Skype, however, offers free video conferencing, and appears to be the singular standard for news reporting from difficult locations, which alone should say something of its accountability (though it does offer to charge for extras).



Going Virtual

There is a renaissance of 3D at this time. The writer humbly submits that this is transitional technology and part of a larger synergy (that includes video cell phone feeds and the like) on its way to holography. Holography has been making great strides. Within the near future the capacity to be online with others in a cyber-space that emulates an authentic ground class experience, replete with non-verbal communication, spontaneity and the like is very real.

Some of what will likely have to fold into this technology to get it there is other technology now surfacing. The advent of Microsoft’s “gesture technology” as a further iteration of the Wii is such a case in point.

Fold into those further aspects of the SIMSs, the now accepted practice of creating Avatars, the increased comfort level with being social in cyberspace (Multiply, My Space, Facebook & Twitter). One imagines we may actually be ready, if not on the verge.



Other Implications

Another moving part in the larger conversation of higher education, for which the time may have come, is going beyond what now constitutes a terminal degree. The transition toward establishing this new technologic paradigm (of real-time real-interactive cyberspace) may be the perfect opportunity to integrate such a possibility. As more and more acquire the degrees available, we approach a threshold, which makes the degrees less distinguished. One might say a baccalaureate degree in 2010 might not have been any more meaningful than a high school diploma in 1975. Although a separate meditation, to be sure, some suggestions might include demonstrated difference making and a wait time of a decade between a PhD (or other doctoral degree) and whatever this designation becomes known as.

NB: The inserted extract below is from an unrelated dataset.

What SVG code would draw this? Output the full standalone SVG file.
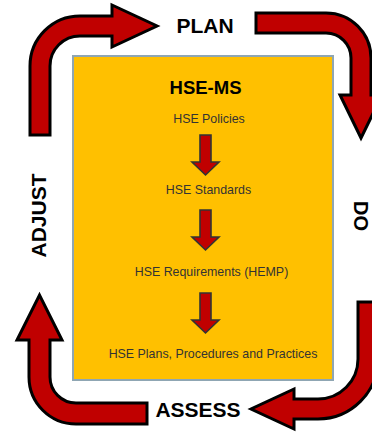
<svg xmlns="http://www.w3.org/2000/svg" width="372" height="432" viewBox="0 0 372 432">
<style>
.big{fill:#C00000;stroke:#000;stroke-width:3;stroke-linejoin:miter}
.small{fill:#C00000;stroke:#333;stroke-width:1.6}
.lbl{font-family:"Liberation Sans",Arial,sans-serif;font-weight:bold;font-size:21px;fill:#000;text-anchor:middle}
.t{font-family:"Liberation Sans",Arial,sans-serif;font-size:12.4px;fill:#333;text-anchor:middle}
</style>
<rect width="372" height="432" fill="#fff"/>
<g id="hse-ms">
<rect x="73" y="56" width="260" height="324" fill="#FFC000" stroke="#8FA6B3" stroke-width="2"/>
<text x="205.5" y="94" font-family="Liberation Sans, Arial, sans-serif" font-weight="bold" font-size="18.5" fill="#000" text-anchor="middle">HSE-MS</text>
</g>
<g id="policies"><text class="t" x="209" y="123">HSE Policies</text></g>
<g id="standards"><text class="t" x="208.5" y="194">HSE Standards</text></g>
<g id="requirements"><text class="t" x="211.5" y="276">HSE Requirements (HEMP)</text></g>
<g id="plans"><text class="t" x="213" y="358">HSE Plans, Procedures and Practices</text></g>
<g id="plan-label"><text class="lbl" x="205" y="33">PLAN</text></g>
<g id="do-label"><text class="lbl" font-size="20" style="font-size:20px" transform="translate(354,216) rotate(90)">DO</text></g>
<g id="assess-label"><text class="lbl" x="198" y="417">ASSESS</text></g>
<g id="adjust-label"><text class="lbl" transform="translate(46,215.5) rotate(-90)">ADJUST</text></g>
<g id="connectors">
<path class="big" d="M30,135 L30,66 A50,50 0 0 1 80,16 L112,16 L112,5 L157,26 L112,47 L112,36 L80,36 A30,30 0 0 0 50,66 L50,135 Z"/>
<path class="big" d="M256,13 L326,13 A45,45 0 0 1 371,58 L371,95 L382,95 L361,138 L340,95 L351,95 L351,58 A25,25 0 0 0 326,33 L256,33 Z"/>
<path class="big" d="M358,302 L358,359 A40,40 0 0 1 318,399 L294,399 L294,389 L251,409 L294,429 L294,419 L318,419 A60,60 0 0 0 378,359 L378,302 Z"/>
<path class="big" d="M147,403 L76,403 A26,26 0 0 1 50,377 L50,340 L62,340 L39.5,295 L17,340 L29,340 L29,377 A47,47 0 0 0 76,424 L147,424 Z"/>
<path class="small" d="M200,135 L211,135 L211,162 L219,162 L205.5,175 L192,162 L200,162 Z"/>
<path class="small" d="M200,210 L211,210 L211,237 L219,237 L205.5,250 L192,237 L200,237 Z"/>
<path class="small" d="M200,293 L211,293 L211,320 L219,320 L205.5,333 L192,320 L200,320 Z"/>
</g>
</svg>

As machine translation and other voice related technologies continue to become more muscular, how much easier these online universities will become to access from anywhere on the planet. It may be that classmates from Ecuador, Egypt and Estonia might never know each other’s languages, yet in the classroom setting, each having the freedom to interact comfortably and fluidly in one’s own language. One fall out aspect, which begs addressing, is the intercultural expression differences (which may be part of an admissions filtering at a minimum).

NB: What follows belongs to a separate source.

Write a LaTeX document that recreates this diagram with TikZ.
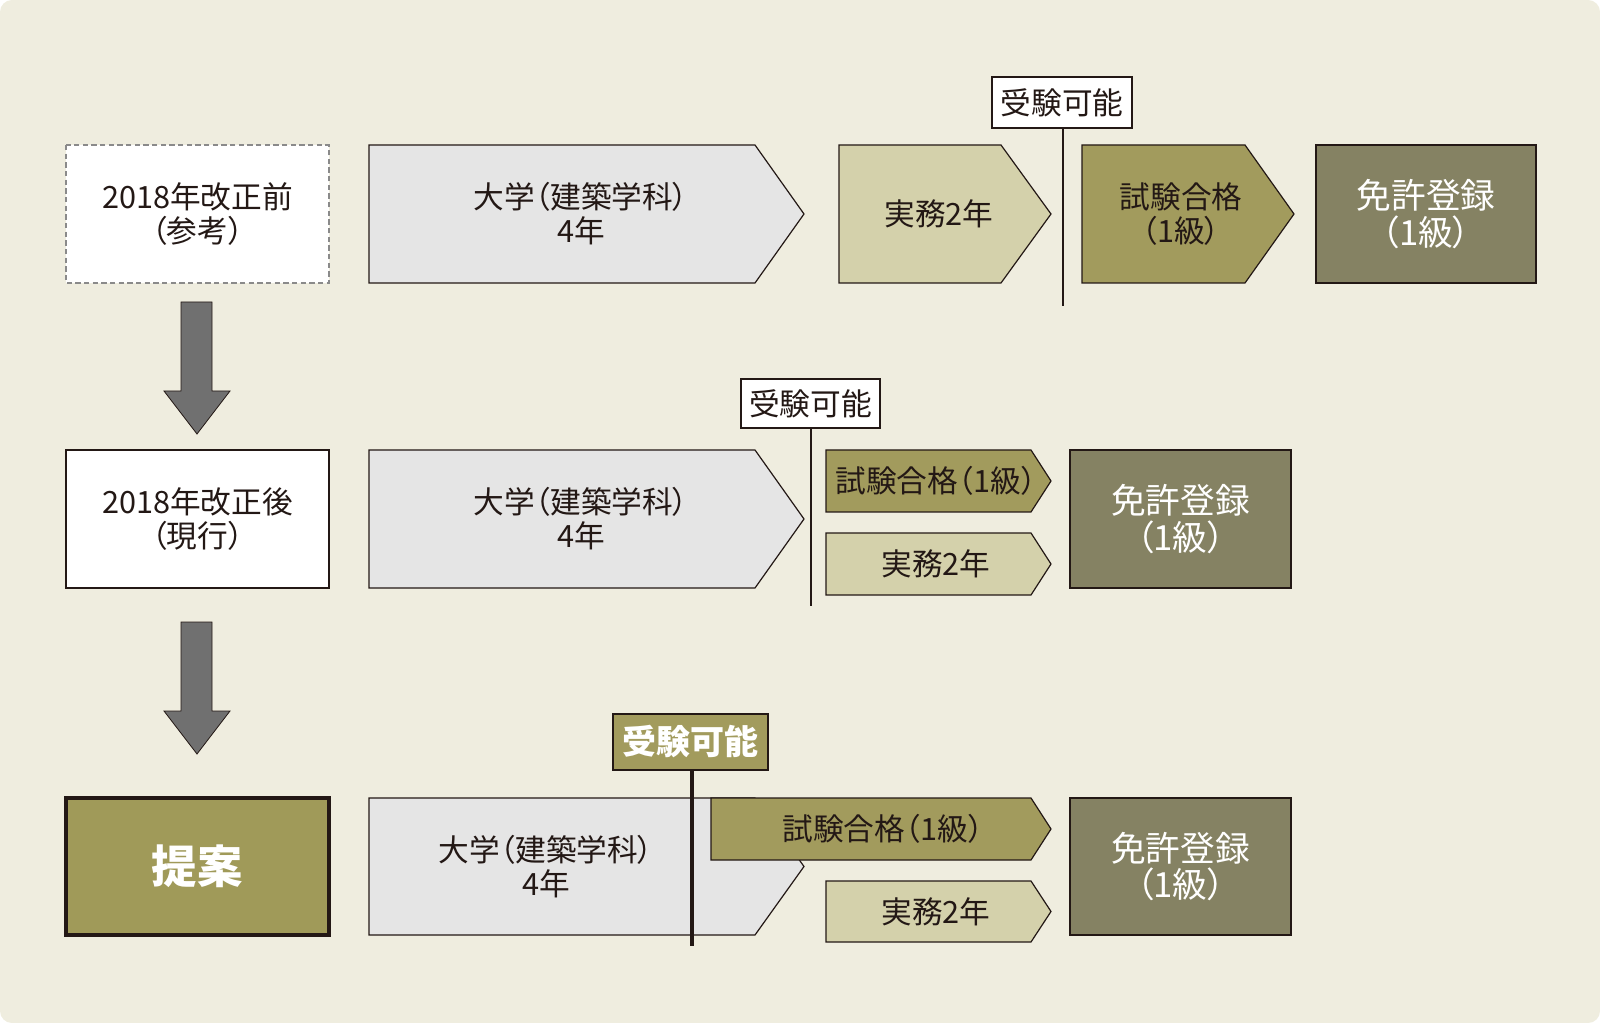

Among the implications is where we cycle back to the Ivies. As corporate entities would they not have a stake in being among the last standing as these universities start buying each other up? This movement seems inevitable. Who among these institutions will buy out whom, under what driving forces and to what ends?

Among such ends, there is the matter of standards. Who will rank such offerings? Already schools have fashioned online classes for which one has to wonder; gym classes where the student simply signs in with the promise that they did, in fact, exercise, culinary classes where somehow the practice of a sauté is included (by trust it is presumed), etc.

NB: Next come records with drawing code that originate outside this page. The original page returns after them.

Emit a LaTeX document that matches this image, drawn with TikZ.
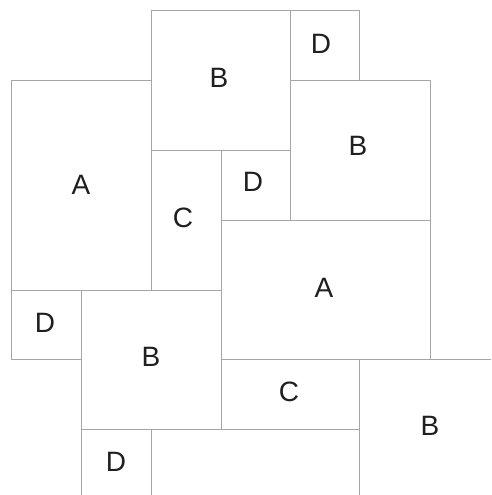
\documentclass[tikz,border=0pt]{standalone}
\usepackage{fontspec}
\setmainfont{Liberation Sans}
\begin{document}
\begin{tikzpicture}[x=1pt,y=-1pt,
  edge/.style={draw=black!35,line width=0.5pt},
  lbl/.style={font=\fontsize{28}{28}\selectfont,text=black!88,inner sep=0pt}]
\useasboundingbox (0,0) rectangle (491,495);
% closed rectangles
\draw[edge] (151,10) rectangle (290,150);
\draw[edge] (290,10) rectangle (359,80);
\draw[edge] (290,80) rectangle (430,220);
\draw[edge] (11,80) rectangle (151,290);
\draw[edge] (151,150) rectangle (221,290);
\draw[edge] (221,150) rectangle (290,220);
\draw[edge] (221,220) rectangle (430,359);
\draw[edge] (11,290) rectangle (81,359);
\draw[edge] (81,290) rectangle (221,429);
\draw[edge] (221,359) rectangle (359,429);
% open edges
\coordinate (r1) at (430,359); \coordinate (r2) at (491,359);
\coordinate (v1) at (359,429); \coordinate (v2) at (359,495);
\coordinate (d1) at (81,429); \coordinate (d2) at (81,495);
\coordinate (d3) at (151,429); \coordinate (d4) at (151,495);
\draw[edge] (r1) -- (r2);
\draw[edge] (v1) -- (v2);
\draw[edge] (d1) -- (d2);
\draw[edge] (d3) -- (d4);
% labels
\node[lbl] (lBtop) at (219,78) {B};
\node[lbl] (lDtop) at (321,44) {D};
\node[lbl] (lBright) at (358,146) {B};
\node[lbl] (lAleft) at (81,185) {A};
\node[lbl] (lC) at (183,218) {C};
\node[lbl] (lDmid) at (253,182) {D};
\node[lbl] (lAright) at (324,288) {A};
\node[lbl] (lDleft) at (45,323) {D};
\node[lbl] (lBlow) at (151,357) {B};
\node[lbl] (lClow) at (289,392) {C};
\node[lbl] (lBbr) at (430,426) {B};
\node[lbl] (lDbot) at (116,462) {D};
\end{tikzpicture}
\end{document}
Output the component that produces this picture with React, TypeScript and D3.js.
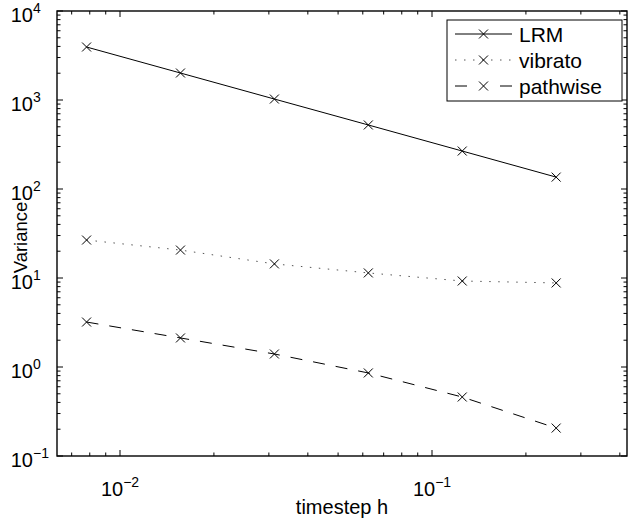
import * as d3 from 'd3';
import { useEffect, useRef } from 'react';

// timestep h and the measured variances
const steps = [1 / 128, 1 / 64, 1 / 32, 1 / 16, 1 / 8, 1 / 4];
const lrm = [3940, 2010, 1025, 524, 267, 136];
const vibrato = [26.7, 20.6, 14.4, 11.4, 9.25, 8.8];
const pathwise = [3.2, 2.12, 1.4, 0.857, 0.46, 0.206];
const seriesNames = ['LRM', 'vibrato', 'pathwise'];
const xTickExps = [-2, -1];
const yTickExps = [-1, 0, 1, 2, 3, 4];

const App = () => {
  const ref = useRef<SVGSVGElement>(null);

  useEffect(() => {
    const width = 631;
    const height = 518;
    const left = 57, right = 627, top = 11, bottom = 456;
    const font = '"Liberation Sans", Arial, sans-serif';

    const svg = d3.select(ref.current);
    svg.selectAll('*').remove();
    svg.attr('width', width).attr('height', height);
    svg.append('rect').attr('width', width).attr('height', height).attr('fill', '#fff');

    // decades at fixed pixels, limits taken from the frame edges
    const x0 = d3.scaleLog().domain([0.01, 0.1]).range([120, 432]);
    const x = d3.scaleLog().domain([x0.invert(left), x0.invert(right)]).range([left, right]);
    const y = d3.scaleLog().domain([0.1, 1e4]).range([bottom, top]);
    const [xMin, xMax] = x.domain();

    const axes = svg.append('g').attr('stroke', '#000').attr('fill', 'none');

    const xMajor = xTickExps.map(e => Math.pow(10, e));
    const xMinor: number[] = [];
    for (let e = -3; e <= -1; e++) {
      for (let m = 2; m <= 9; m++) {
        const v = m * Math.pow(10, e);
        if (v >= xMin && v <= xMax) xMinor.push(v);
      }
    }
    const yMajor = yTickExps.map(e => Math.pow(10, e));
    const yMinor: number[] = [];
    for (let e = -1; e < 4; e++) {
      for (let m = 2; m <= 9; m++) yMinor.push(m * Math.pow(10, e));
    }

    const xt = (vals: number[], len: number) => {
      vals.forEach(v => {
        axes.append('line').attr('x1', x(v)).attr('x2', x(v)).attr('y1', bottom).attr('y2', bottom - len).attr('stroke-width', 1);
        axes.append('line').attr('x1', x(v)).attr('x2', x(v)).attr('y1', top).attr('y2', top + len).attr('stroke-width', 1);
      });
    };
    const yt = (vals: number[], len: number) => {
      vals.forEach(v => {
        axes.append('line').attr('y1', y(v)).attr('y2', y(v)).attr('x1', left).attr('x2', left + len).attr('stroke-width', 1);
        axes.append('line').attr('y1', y(v)).attr('y2', y(v)).attr('x1', right).attr('x2', right - len).attr('stroke-width', 1);
      });
    };
    xt(xMajor, 6);
    xt(xMinor, 3.5);
    yt(yMajor, 6);
    yt(yMinor, 3.5);

    axes.append('rect')
      .attr('x', left).attr('y', top)
      .attr('width', right - left).attr('height', bottom - top)
      .attr('stroke-width', 1.4);

    // tick labels: "10" with a raised exponent, centred as a whole on the tick
    const expText = (e: number) => (e < 0 ? '\u2212' + Math.abs(e) : String(e));
    xTickExps.forEach(e => {
      const t = svg.append('text')
        .attr('x', x(Math.pow(10, e))).attr('y', 496)
        .attr('text-anchor', 'middle')
        .style('font-family', font).style('font-size', '20px');
      t.append('tspan').text('10');
      t.append('tspan').attr('dy', -9).style('font-size', '14px').text(expText(e));
    });
    yTickExps.forEach(e => {
      const yy = y(Math.pow(10, e)) + 11;
      svg.append('text')
        .attr('x', 33).attr('y', yy)
        .attr('text-anchor', 'end')
        .style('font-family', font).style('font-size', '20px')
        .text('10');
      svg.append('text')
        .attr('x', 33).attr('y', yy - 9)
        .style('font-family', font).style('font-size', '14px')
        .text(expText(e));
    });

    // axis titles
    svg.append('text')
      .attr('x', (left + right) / 2).attr('y', 514)
      .attr('text-anchor', 'middle')
      .style('font-family', font).style('font-size', '20px')
      .text('timestep h');
    svg.append('text')
      .attr('transform', `translate(27,${(y(10) + y(100)) / 2 + 4}) rotate(-90)`)
      .attr('text-anchor', 'middle')
      .style('font-family', font).style('font-size', '18.5px')
      .text('Variance');

    // series
    const series = [
      { name: seriesNames[0], values: lrm, dash: null, legendDash: null, color: '#000' },
      { name: seriesNames[1], values: vibrato, dash: '1.5,7.5', legendDash: '1.5,7.5', color: '#555' },
      { name: seriesNames[2], values: pathwise, dash: '12,11', legendDash: '12,33', color: '#000' },
    ];
    const line = d3.line<[number, number]>().x(d => x(d[0])).y(d => y(d[1]));
    const xMark = (g: any, cx: number, cy: number) => {
      const s = 4.5;
      g.append('path')
        .attr('d', `M${cx - s},${cy - s}L${cx + s},${cy + s}M${cx - s},${cy + s}L${cx + s},${cy - s}`)
        .attr('stroke', '#000').attr('stroke-width', 1).attr('fill', 'none');
    };
    series.forEach(s => {
      const pts = steps.map((h, i) => [h, s.values[i]] as [number, number]);
      svg.append('path')
        .attr('d', line(pts))
        .attr('fill', 'none')
        .attr('stroke', s.color)
        .attr('stroke-width', 1)
        .attr('stroke-dasharray', s.dash);
      pts.forEach(p => xMark(svg, x(p[0]), y(p[1])));
    });

    // legend
    const lg = svg.append('g');
    lg.append('rect')
      .attr('x', 447).attr('y', 20).attr('width', 175).attr('height', 81)
      .attr('fill', '#fff').attr('stroke', '#000').attr('stroke-width', 1);
    series.forEach((s, i) => {
      const ry = 34 + i * 26;
      lg.append('line')
        .attr('x1', 455).attr('x2', 512).attr('y1', ry).attr('y2', ry)
        .attr('stroke', s.color)
        .attr('stroke-width', 1)
        .attr('stroke-dasharray', s.legendDash);
      xMark(lg, 483.5, ry);
      lg.append('text')
        .attr('x', 519).attr('y', ry + 7.5)
        .style('font-family', font).style('font-size', '21px')
        .text(s.name);
    });
  }, []);

  return (
    <div style={{ position: 'fixed', left: 0, top: 0 }}>
      <svg ref={ref} style={{ display: 'block' }}></svg>
    </div>
  );
};

export default App;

Among the greatest advantage those hallowed eight have are their standards. They must position themselves as guardians of those standards or risk being obsolescence.

As rigor to recommit to high standards develops, redundancies can be considered for the maintenance of said standards. If real checks are in place, students and faculty might enjoy as much consideration as Deans and Vice Presidents.


Conclusion

Therefore, we see the future, and it is practically here. What could get it here now … a business alliance of R&D money with the likes of a Sony, EA Sports, Disney, Apple and/or Microsoft? The higher education industry has never proven itself an income generator more than in the last quarter century. The implications for tie-in peripherals carry over technologies and the like should be proving themselves irresistible about now (one wonders why this movement is not already part of larger PR; except, of course, because everyone is otherwise occupied).

As an educator, this writer fully expects that before 2020 the online classroom is not the instructor and a collection of students interacting whenever they see fit in their pajamas with a PC, keyboard and monitor, but a scheduled class in a real time realistic virtual space with limitless resources at our fingertips. Such a virtual experience has real voice, real gestures and interactions and archived for future reference. Whatever gear we might wear or have would allow us to sit among whatever arrangement there may be (lecture hall, classroom classic, commons lawn or lunar surface for all it matters), stand, walk around, raise our hands, etc. This should certainly also include the ability to walk up to a virtual board and illustrate a point or collaborate on a work.

“Virtuality” is virtually here. The questions include how will it unfold, how soon and can we ensure an American advantage.